Il vero protagonista del film resta comunque il rhedosauro verso il quale, nonostante la sua ferocia, non si possono non nutrire sentimenti di solidarietà e comprensione perché nei dialoghi, almeno prima della scena finale sulla spiaggia di Coney Island (non quella vera, in quanto per ragioni di ordine pubblico la spiaggia di New york venne ricostruita… a San Francisco), gli scienziati si dilungano nello spiegare la solitudine e i sentimenti di rabbia e frustrazione della creatura, proprio come nel breve racconto “derivativo” di Ray Bradbury, in realtà poco più di uno sketch malinconico e commovente.
Malgrado il dinosauro, ucciso dall’infallibile Lee Van Cleef, non riuscisse a trovare la compagna che cercava, riuscì comunque a lasciare un degnissimo erede, in quanto il giapponese Godzilla, creato nello stesso anno, appare qualcosa in più di una semplice ispirazione, sebbene l’animazione dietro il celebre sputafuoco nipponico sia molto più naif e raffazzonata di quella di Harryhausen: Godzilla, o meglio Gojira, “balenottero”, come suona in originale, altro non era che il soprannome della comparsa, un paffuto ex lottatore di Sumo, che per primo si calò negli scomodissimi panni del mostro.
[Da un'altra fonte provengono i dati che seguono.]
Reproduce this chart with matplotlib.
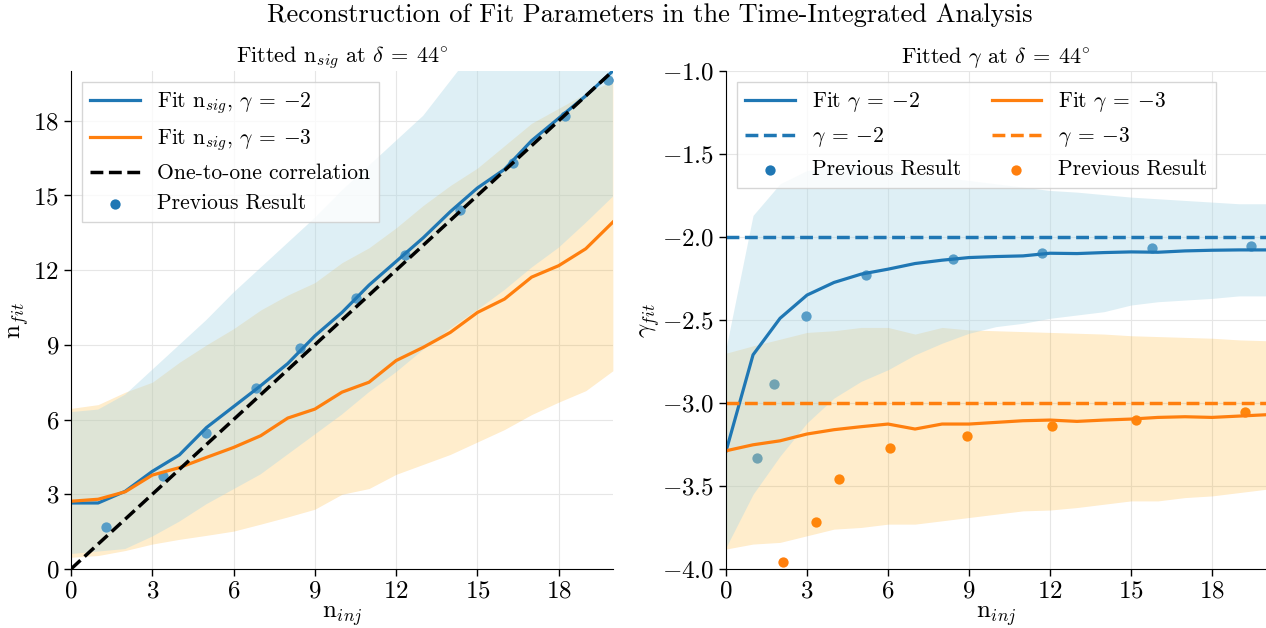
import numpy as np
import matplotlib
matplotlib.use("Agg")
import matplotlib.pyplot as plt

plt.rcParams['font.family'] = 'serif'
plt.rcParams['font.serif'] = ['cmr10']
plt.rcParams['mathtext.fontset'] = 'cm'
plt.rcParams['axes.formatter.use_mathtext'] = True

# injected signal events
n_inj = np.arange(0, 21)

# left panel: fitted n_sig
nsig_fit_g2 = [2.65, 2.65, 3.12, 3.92, 4.58, 5.68, 6.52, 7.36, 8.25, 9.36, 10.3,
               11.4, 12.35, 13.3, 14.35, 15.3, 16.05, 17.2, 18.1, 19.0, 20.0]
nsig_lo_g2 = [0.6, 0.7, 0.8, 1.3, 1.9, 2.6, 3.2, 3.8, 4.6, 5.4, 6.2,
              7.1, 7.9, 8.8, 9.65, 10.4, 11.2, 12.1, 12.9, 13.9, 14.95]
nsig_hi_g2 = [6.3, 6.4, 7.0, 8.0, 9.0, 10.0, 11.1, 12.1, 13.1, 14.1, 15.2,
              16.2, 17.2, 18.2, 19.6, 21.0, 22.0, 23.0, 24.0, 25.0, 26.0]
nsig_fit_g3 = [2.72, 2.8, 3.1, 3.77, 4.07, 4.48, 4.88, 5.35, 6.06, 6.42, 7.1,
               7.5, 8.37, 8.9, 9.5, 10.3, 10.84, 11.72, 12.18, 12.86, 13.93]
nsig_lo_g3 = [0.47, 0.54, 0.74, 1.0, 1.19, 1.35, 1.52, 1.8, 2.09, 2.4, 3.0,
              3.23, 3.8, 4.2, 4.6, 5.1, 5.6, 6.2, 6.7, 7.16, 7.96]
nsig_hi_g3 = [6.45, 6.6, 7.1, 7.5, 8.3, 9.0, 9.65, 10.4, 11.0, 11.5, 12.3,
              12.9, 13.7, 14.6, 15.4, 16.1, 17.0, 17.9, 18.5, 19.1, 19.6]
prev_nsig_x = [1.28, 3.39, 5.0, 6.83, 8.47, 10.52, 12.34, 14.35, 16.33, 18.24, 19.83]
prev_nsig_y = [1.7, 3.75, 5.46, 7.26, 8.88, 10.87, 12.6, 14.43, 16.29, 18.2, 19.64]

# right panel: fitted gamma
gamma_fit_g2 = [-3.29, -2.71, -2.49, -2.35, -2.274, -2.224, -2.194, -2.16, -2.14, -2.124, -2.118,
                -2.114, -2.098, -2.10, -2.094, -2.09, -2.092, -2.084, -2.08, -2.078, -2.078]
gamma_lo_g2 = [-3.87, -3.55, -3.32, -3.12, -2.97, -2.87, -2.80, -2.71, -2.64, -2.58, -2.54,
               -2.52, -2.49, -2.47, -2.45, -2.41, -2.39, -2.38, -2.37, -2.355, -2.355]
gamma_hi_g2 = [-2.67, -1.87, -1.68, -1.60, -1.58, -1.58, -1.60, -1.62, -1.64, -1.66, -1.68,
               -1.70, -1.72, -1.73, -1.745, -1.76, -1.77, -1.78, -1.79, -1.80, -1.80]
gamma_fit_g3 = [-3.288, -3.252, -3.228, -3.187, -3.161, -3.143, -3.127, -3.157, -3.127, -3.127, -3.117,
                -3.107, -3.103, -3.111, -3.103, -3.097, -3.087, -3.083, -3.087, -3.079, -3.071]
gamma_lo_g3 = [-3.88, -3.85, -3.84, -3.80, -3.76, -3.75, -3.73, -3.73, -3.71, -3.69, -3.67,
               -3.65, -3.645, -3.63, -3.61, -3.59, -3.59, -3.57, -3.56, -3.54, -3.52]
gamma_hi_g3 = [-2.70, -2.656, -2.616, -2.575, -2.565, -2.545, -2.545, -2.585, -2.545, -2.56, -2.565,
               -2.57, -2.575, -2.58, -2.585, -2.595, -2.6, -2.605, -2.61, -2.62, -2.625]
prev_g2_x = [1.15, 1.78, 2.97, 5.19, 8.42, 11.72, 15.79, 19.45]
prev_g2_y = [-3.33, -2.886, -2.479, -2.23, -2.13, -2.094, -2.066, -2.054]
prev_g3_x = [2.1, 3.32, 4.17, 6.09, 8.91, 12.08, 15.18, 19.24]
prev_g3_y = [-3.96, -3.72, -3.46, -3.27, -3.197, -3.14, -3.105, -3.057]

fig = plt.figure(figsize=(12.66, 6.28), dpi=100)
ax1 = fig.add_axes([0.0561, 0.094, 0.428, 0.793])
ax2 = fig.add_axes([0.5735, 0.094, 0.4265, 0.793])

for ax in (ax1, ax2):
    ax.grid(True, color='#e6e6e6', lw=0.8, zorder=0)
    ax.set_axisbelow(True)
    ax.spines['top'].set_visible(False)
    ax.spines['right'].set_visible(False)
    ax.tick_params(labelsize=18, direction='out', length=5, width=1)
    ax.set_xlim(0, 20)
    ax.set_xticks(np.arange(0, 19, 3))
    ax.set_xlabel(r'n$_{inj}$', fontsize=18, labelpad=1)

# left: orange band, points, blue band, lines on top
ax1.fill_between(n_inj, nsig_lo_g3, nsig_hi_g3, color='orange', alpha=0.2, lw=0, zorder=1)
ax1.scatter(prev_nsig_x, prev_nsig_y, color='tab:blue', s=55, lw=0, zorder=1,
            label='Previous Result')
ax1.fill_between(n_inj, nsig_lo_g2, nsig_hi_g2, color='lightblue', alpha=0.4, lw=0, zorder=1)
ax1.plot(n_inj, nsig_fit_g2, color='tab:blue', lw=2.3, label=r'Fit n$_{sig}$, $\gamma \:=\: -2$')
ax1.plot(n_inj, nsig_fit_g3, color='tab:orange', lw=2.3, label=r'Fit n$_{sig}$, $\gamma \:=\: -3$')
ax1.plot([0, 20], [0, 20], color='black', ls='--', lw=2.5, label='One-to-one correlation')
ax1.set_ylim(0, 20)
ax1.set_yticks(np.arange(0, 19, 3))
ax1.set_ylabel(r'n$_{fit}$', fontsize=18, labelpad=2)
ax1.set_title(r'Fitted n$_{sig}$ at $\delta \:=\: 44^{\circ}$', fontsize=16)
h, lab = ax1.get_legend_handles_labels()
ax1.legend(h[1:] + h[:1], lab[1:] + lab[:1], loc='upper left', fontsize=15.5, framealpha=0.8,
           edgecolor='#cccccc', fancybox=False, handlelength=2.3)

# right
h3 = ax2.scatter(prev_g2_x, prev_g2_y, color='tab:blue', s=55, lw=0, zorder=1,
                 label='Previous Result')
h6 = ax2.scatter(prev_g3_x, prev_g3_y, color='tab:orange', s=55, lw=0, zorder=1,
                 label='Previous Result')
ax2.fill_between(n_inj, gamma_lo_g3, gamma_hi_g3, color='orange', alpha=0.2, lw=0, zorder=1)
ax2.fill_between(n_inj, gamma_lo_g2, gamma_hi_g2, color='lightblue', alpha=0.4, lw=0, zorder=1)
h1, = ax2.plot(n_inj, gamma_fit_g2, color='tab:blue', lw=2.3, label=r'Fit $\gamma \:=\: -2$')
h2 = ax2.axhline(-2, color='tab:blue', ls='--', lw=2.5, label=r'$\gamma \:=\: -2$')
h4, = ax2.plot(n_inj, gamma_fit_g3, color='tab:orange', lw=2.3, label=r'Fit $\gamma \:=\: -3$')
h5 = ax2.axhline(-3, color='tab:orange', ls='--', lw=2.5, label=r'$\gamma \:=\: -3$')
ax2.set_ylim(-4, -1)
ax2.set_yticks(np.arange(-4, -0.99, 0.5))
ax2.yaxis.set_major_formatter(matplotlib.ticker.FormatStrFormatter(r'$%.1f$'))
ax2.set_ylabel(r'$\gamma_{fit}$', fontsize=18, labelpad=0)
ax2.set_title(r'Fitted $\gamma$ at $\delta \:=\: 44^{\circ}$', fontsize=16)
ax2.legend(handles=[h1, h2, h3, h4, h5, h6], loc='upper left', ncol=2, fontsize=15.5,
           framealpha=0.8, edgecolor='#cccccc', fancybox=False, handlelength=2.3,
           columnspacing=1.4)

fig.suptitle('Reconstruction of Fit Parameters in the Time-Integrated Analysis', fontsize=19,
             x=0.513, y=0.995)

fig.savefig('out.png', dpi=100)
Anche il più recente film statunitense appare, più che un remake della pellicola di Ishiro Honda, un affettuoso omaggio nell’ambientazione, nel prologo quasi identico e anche nella suspence di cui la versione americana, anche se poco riuscita, non è del tutto priva, a quella di Harryhausen.
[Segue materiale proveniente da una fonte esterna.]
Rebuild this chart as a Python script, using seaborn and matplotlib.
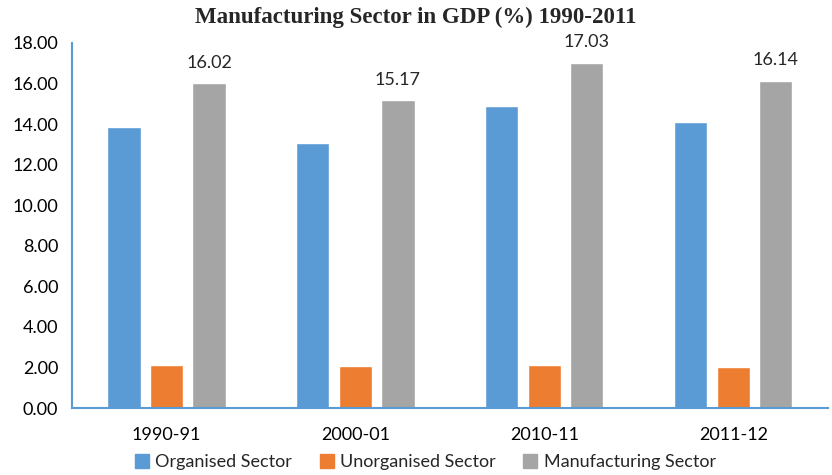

Il risveglio del dinosauro è probabilmente la prima opera in cui sia possibile ammirare il suo talento, la sua cura maniacale dei particolari, il suo accurato studio dell’anatomia animale; con il massimo rispetto per Jurassic Park e in generale per tutto il geniale franchise di Michael Crichton e Steven Spielberg, né le loro creature né tutte quelle che le hanno seguite sull’onda della moda riusciranno a suscitare in me le stesse emozioni provocate dai tanti sauri (e non soltanto da quelli) di Ray Harryhausen.
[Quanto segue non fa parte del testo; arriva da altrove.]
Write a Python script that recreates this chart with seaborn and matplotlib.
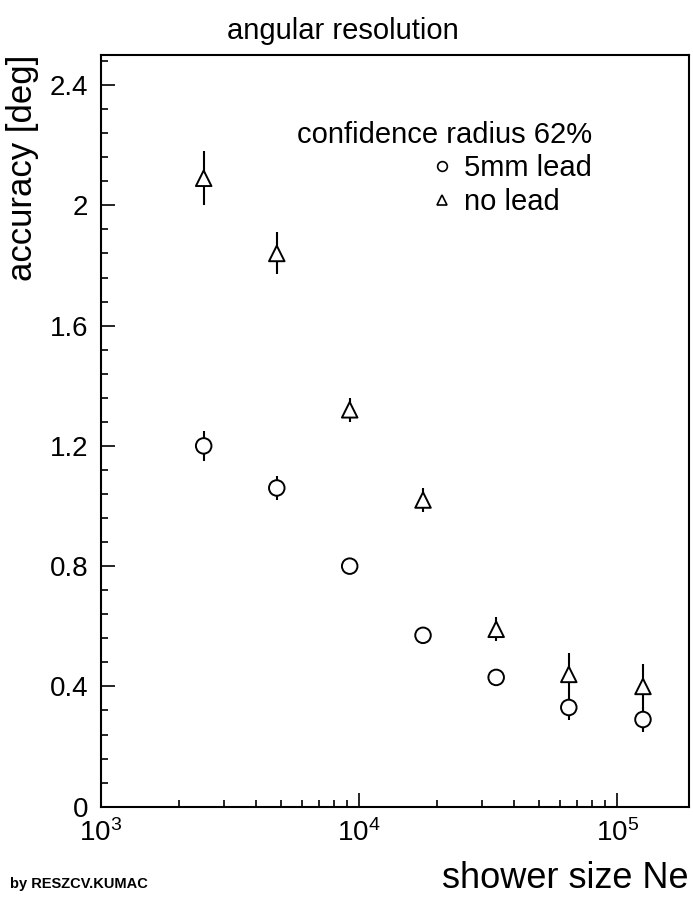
import matplotlib
matplotlib.use("Agg")
import matplotlib.pyplot as plt
from matplotlib.lines import Line2D
from matplotlib.ticker import LogLocator, MultipleLocator, NullFormatter, FixedLocator
import numpy as np
import pandas as pd
import seaborn as sns

# Shower size Ne (bin centres)
shower_size = [2.5e3, 4.8e3, 9.2e3, 1.77e4, 3.4e4, 6.5e4, 1.26e5]
# Angular accuracy [deg] with 5 mm lead
acc_lead = [1.20, 1.06, 0.80, 0.57, 0.43, 0.33, 0.29]
err_lead = [0.05, 0.04, 0.02, 0.02, 0.02, 0.04, 0.04]
# Angular accuracy [deg] without lead
acc_nolead = [2.09, 1.84, 1.32, 1.02, 0.59, 0.44, 0.40]
err_nolead = [0.09, 0.07, 0.04, 0.04, 0.04, 0.07, 0.075]
series_names = ["5mm lead", "no lead"]
y_ticks = [0, 0.4, 0.8, 1.2, 1.6, 2.0, 2.4]
y_tick_labels = ["0", "0.4", "0.8", "1.2", "1.6", "2", "2.4"]

sns.set_theme(style="ticks")
plt.rcParams["font.family"] = ["Liberation Sans", "DejaVu Sans"]
plt.rcParams["mathtext.fontset"] = "custom"
plt.rcParams["mathtext.rm"] = "Liberation Sans"
plt.rcParams["mathtext.it"] = "Liberation Sans"
plt.rcParams["text.color"] = "black"
plt.rcParams["axes.labelcolor"] = "black"
plt.rcParams["legend.labelcolor"] = "black"

df = pd.DataFrame({
    "Ne": shower_size * 2,
    "acc": acc_lead + acc_nolead,
    "err": err_lead + err_nolead,
    "series": [series_names[0]] * len(shower_size) + [series_names[1]] * len(shower_size),
})

fig = plt.figure(figsize=(6.93, 8.97), dpi=100)
ax = fig.add_axes([101 / 693, 1 - 806.7 / 897, 588 / 693, (806.7 - 55) / 897])

# error bars first, hollow markers drawn on top hide the part inside the symbol
ax.errorbar(df["Ne"], df["acc"], yerr=df["err"], fmt="none", ecolor="black",
            elinewidth=1.5, capsize=0, zorder=2)
sns.scatterplot(data=df, x="Ne", y="acc", style="series",
                markers={series_names[0]: "o", series_names[1]: "^"},
                s=125, facecolor="white", edgecolor="black", linewidth=1.4,
                legend=False, ax=ax, zorder=3)

ax.set_xscale("log")
ax.set_xlim(1e3, 1.9e5)
ax.set_ylim(0, 2.5)

ax.xaxis.set_major_locator(LogLocator(base=10, numticks=10))
ax.xaxis.set_minor_locator(LogLocator(base=10, subs=np.arange(2, 10), numticks=20))
ax.xaxis.set_minor_formatter(NullFormatter())
ax.yaxis.set_major_locator(FixedLocator(y_ticks))
ax.set_yticklabels(y_tick_labels)
ax.yaxis.set_minor_locator(MultipleLocator(0.08))

ax.tick_params(which="both", direction="in", color="black", width=1.2,
               top=False, right=False)
ax.tick_params(which="major", length=10, labelsize=20, pad=9, labelcolor="black")
ax.tick_params(which="minor", length=5)
for side in ["left", "bottom", "top", "right"]:
    ax.spines[side].set_visible(True)
    ax.spines[side].set_color("black")
    ax.spines[side].set_linewidth(1.5)

ax.set_xlabel("shower size Ne", fontsize=26, loc="right", labelpad=10)
ax.set_ylabel("accuracy [deg]", fontsize=25, loc="top", labelpad=8)
fig.text(0.495, 1 - 31 / 897, "angular resolution", fontsize=21,
         ha="center", va="center")

handles = [
    Line2D([], [], marker="o", ls="", mfc="white", mec="black", mew=1.2, ms=7),
    Line2D([], [], marker="^", ls="", mfc="white", mec="black", mew=1.2, ms=7),
]
leg = ax.legend(handles, series_names, title="confidence radius 62%",
                loc="upper right", bbox_to_anchor=(0.87, 0.94), frameon=False,
                fontsize=21, title_fontsize=21, alignment="right",
                handlelength=0.8, handletextpad=0.35, labelspacing=0.2,
                borderpad=0.2)

fig.text(10 / 693, 1 - 884 / 897, "by RESZCV.KUMAC", fontsize=10.5, fontweight="bold",
         va="center", ha="left")

fig.savefig("out.png", dpi=100)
Forse è colpa dell’età, o del tanto, troppo cinema visto finora, o forse soltanto un immenso rispetto nei confronti di questo geniale, inarrivabile artigiano il cui lavoro nobilitava sceneggiature quasi sempre risibili e mediocri, raggiungendo vette di arte che perfino il critico Tullio Kezich, spesso severo nei confronti del cinema fantastico, non ha mai esitato a definire Poesia.
A Ray Harryhausen, ovunque nel mondo, vengono dedicate mostre e retrospettive e non si contano i siti dedicati a lui e al suo superbo universo creativo; sarebbe bello, come usava una volta, che anche la televisione gli dedicasse una retrospettiva antologica completa, non limitandosi a riproporre in continuazione soltanto Scontro di Titani, il suo sia pure splendido canto del cigno.